When the finger means 68 is in the first position shown in FIGS. 1 and 7, for example, the fingers 70 and 72 are positioned inside the walls 38, 40 of the cassette 16 and inside the plane formed by edges 42, 44 to enable the first portion 20 of the ribbon to be automatically grasped by the fingers 70, 72 when the pulling means 22 is actuated by a control means 116 (FIG. 8) to be later described herein. As the finger means 68 is moved towards the second position (while the clamping means 18 is energized) the first portion 20 of the ribbon 20 will engage the post 106 as the fingers 70, 72 pass thereby.
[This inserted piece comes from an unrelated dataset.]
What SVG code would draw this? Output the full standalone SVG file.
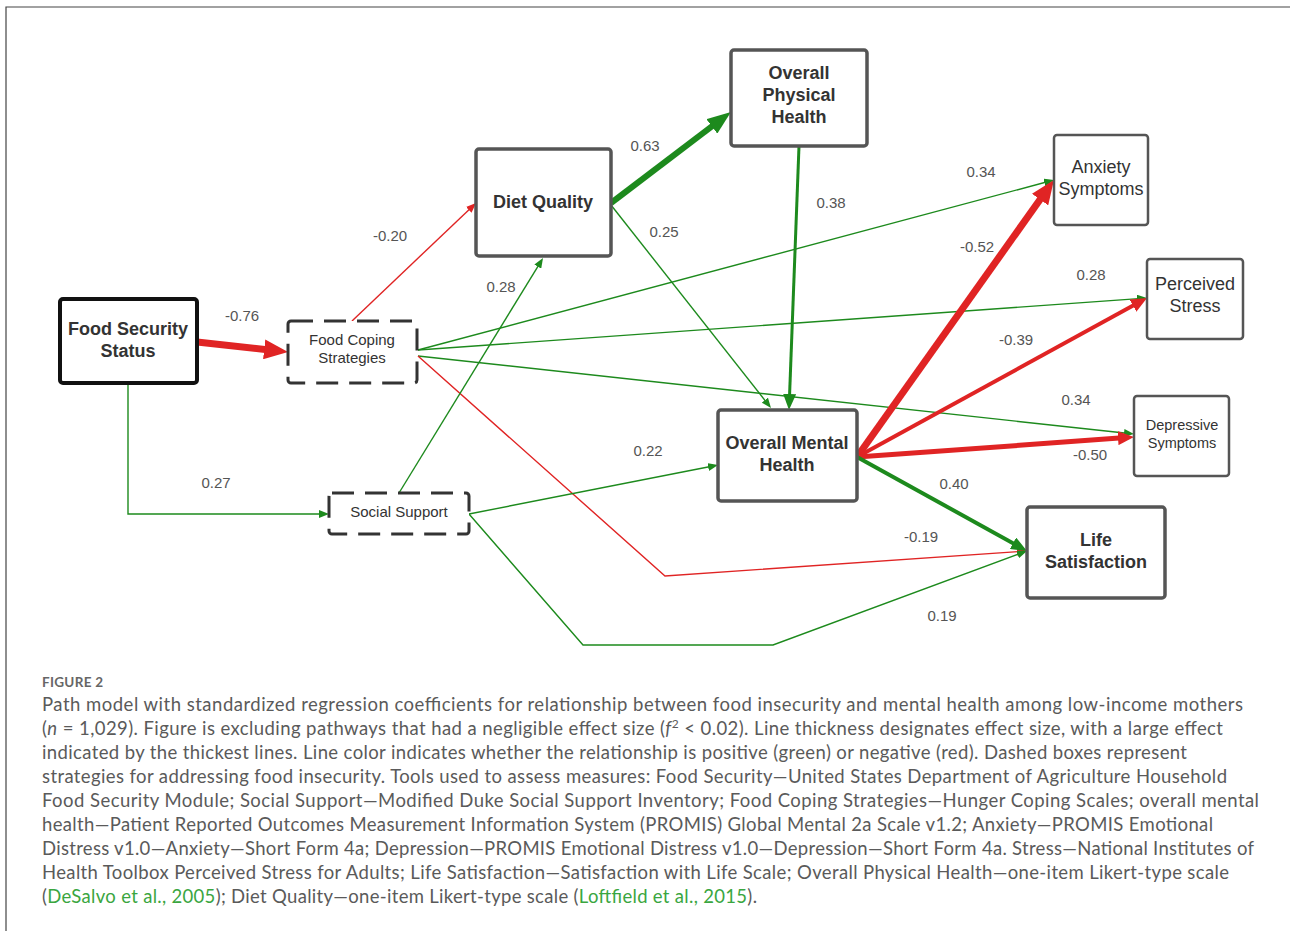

As a result of further movement of the finger means 68 towards the second position shown in FIG. 3, a length 24 of ribbon will be pulled out of the exit area 46 of the cassette 16 and will form the pattern shown in FIG. 2. Coming from the exit area 46 of the cassette, the length 24 of ribbon passes around the finger 72, around the post 106, and around the finger 70 back to the clamping means 18. The fingers 70, 72 and the post 106 have smooth rounded profiles to enable the length 24 of ribbon to slidably pass therearound. The advantage of using the post 106 is that it enables a long length 24 of ribbon to be pulled out of the cassette 16 with a relatively short stroke of actuating cylinder 100. For example, with a nine inch stroke of the arm 104 of cylinder 100, four sub-multiple lengths of approximately nine inches each are formed, making the total length of ribbon pulled out of the cassette 16 in one stroke approximately 36 inches.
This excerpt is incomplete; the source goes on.